Sunday, December 07, 2008

Oracle cloud computing

As a modern CIO in difficult times you will most likely have received the memo about cutting costs in the IT budget a couple of months after your received the memo about "we have to go green in the IT department". So there are a couple of options and ways to go on this. Most likely you have been considering the options of virtualization and clustering. I do make the presumption that we are talking about a Oracle minded company so you will have looked into the possibilities of clustering and virtualization with Oracle VM and Oracle clustering.

Running more than one operating system on a single server or making a large server by deploying a couple of small servers instead of buying a large expensive server. Now there is an other alternative which can help cutting IT budgets. Oracle is for some time now working with Amazone on cloud computing. Amazone is providing Amazon S3 "Amazone Simple Storage Service" and Amazon EC2 "Amazon Elastic Compute Cloud". As I already pointed out in a previous article about Oracle and Amazone teaming up and I posted a article about amazon EC2 and python.
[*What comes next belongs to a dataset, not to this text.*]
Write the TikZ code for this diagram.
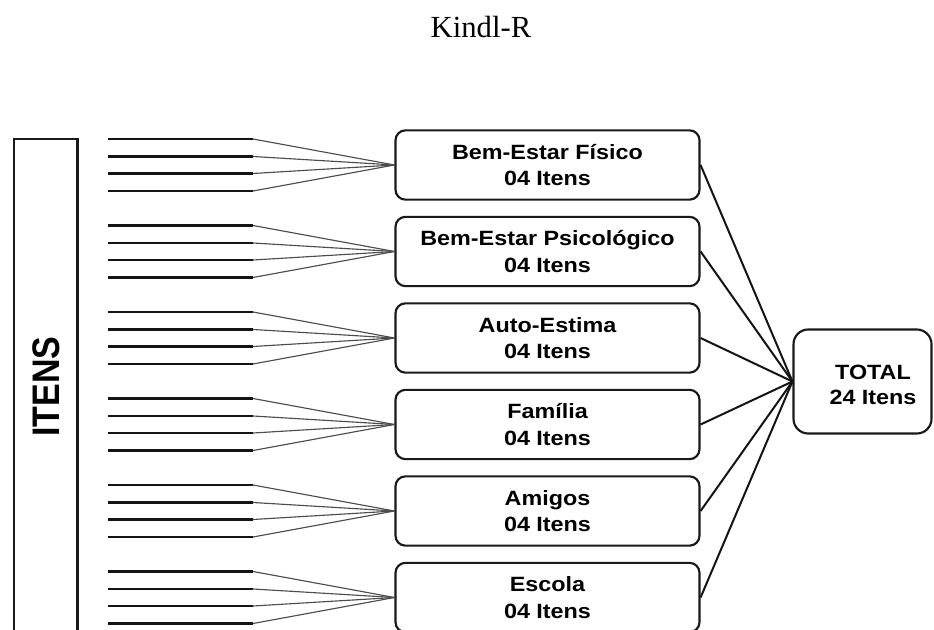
\documentclass[tikz,border=0pt]{standalone}
\usepackage{fontspec}
\setmainfont{Liberation Serif}
\newfontfamily\boxfont[FakeStretch=1.13]{Liberation Sans}
\newfontfamily\itensfont{Liberation Sans}
\begin{document}
\begin{tikzpicture}[x=0.75pt,y=-0.75pt,
  catbox/.style={draw=black!90, line width=1.6pt, rounded corners=7.5pt,
    minimum width=228pt, minimum height=52pt, inner sep=0pt, align=center,
    font=\boxfont\bfseries\fontsize{15.5}{20}\selectfont},
  totbox/.style={draw=black!90, line width=1.6pt, rounded corners=11pt,
    minimum width=103.5pt, minimum height=78pt, inner sep=0pt},
  txt/.style={align=center, inner sep=0pt,
    font=\boxfont\bfseries\fontsize{15.5}{19}\selectfont},
  frame/.style={draw=black!90, line width=1.8pt, minimum width=47.5pt,
    minimum height=450pt, inner sep=0pt, anchor=north west},
  itemline/.style={draw=black!92, line width=2pt},
  fanline/.style={draw=black!70, line width=0.85pt},
  sumline/.style={draw=black!92, line width=1.5pt}]
\clip (0,0) rectangle (934,630);
\fill[white] (0,0) rectangle (934,630);
\node[font=\fontsize{23}{27}\selectfont, anchor=base] (title) at (481,38) {Kindl-R};
\node[frame] (itens) at (13,138) {};
\node[rotate=90, inner sep=0pt, font=\itensfont\bfseries\fontsize{25.5}{30}\selectfont] (itenslabel) at (46,386.7) {\scalebox{1}[1.13]{ITENS}};
\node[totbox] (total) at (862.5,381.5) {};
\node[txt] (totaltxt) at (873,385) {TOTAL\\24 Itens};
\foreach \i/\t in {1/{Bem-Estar Físico}, 2/{Bem-Estar Psicológico}, 3/{Auto-Estima}, 4/{Família}, 5/{Amigos}, 6/{Escola}} {
  \pgfmathsetmacro\yc{165+86.5*(\i-1)}
  \node[catbox] (b\i) at (547.5,\yc) {\t\\04 Itens};
  \foreach \o [count=\j] in {-26,-8.5,8.5,26} {
    \coordinate (s\i\j) at (108,{\yc+(\o)});
    \coordinate (e\i\j) at (253,{\yc+(\o)});
    \draw[itemline] (s\i\j) -- (e\i\j);
    \draw[fanline] (e\i\j) -- (b\i.west);
  }
  \draw[sumline] (b\i.east) -- (total.west);
}
\end{tikzpicture}
\end{document}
So it is possible to run your Oracle database and applications within the Amazone computing cloud and store information at the Amazone storage service. This will make that you can minimize your own hardware infrastructure while providing your users with the same, or even higher' level of service.

"Oracle customers can now license Oracle Database 11g, Oracle Fusion Middleware, and Oracle Enterprise Manager to run in the AWS cloud computing environment. Oracle customers can also use their existing software licenses on Amazon EC2 with no additional license fees. And for on-premise Oracle installations, AWS offers a dependable and secure off-site backup location that integrates seamlessly with Oracle RMAN tools."

On the RMAN part, Oracle has released "Oracle Secure Backup Cloud Module". This module is a extension on the RMAN functionality, you are now able to backup your database to a storage cloud, for example Amazone S3. The nice part of this module is that you can backup a database that you are running in your own datacenter into the cloud. This means you encrypt and compress your backup and send it to the storage cloud instead of doing a backup to tape or a backup to disks. You send your data to Amazone automatically like you are doing a backup as you normally would do.

The other part is that, if you run your database in the Amazone Elastic Compute Cloud you can also backup your Oracle database to Amazone S3. When you run your database in your own datacenter you can have the bandwidth as a bottleneck even do the backup cloud module uses the 11G fast compressed backup feature it can still be a lot of data. If you run your database at the EC2 you will not have to worry about the bandwidth in your datacenter because the bandwidth between the computing cloud and the storage cloud is handled by Amazone.

So when you are looking for ways to reduce the datacenter costs it can be worth to look into what Amazone is providing for Oracle customers at the moment.

1 comment:

Anonymous said...

Hi Johan,

Nice article!

What do you think about this?

http://news.cnet.com/8301-13953_3-10052188-80.html

It seems like Ellison does not (yet) see the big advantages with regard to Cloud Computing.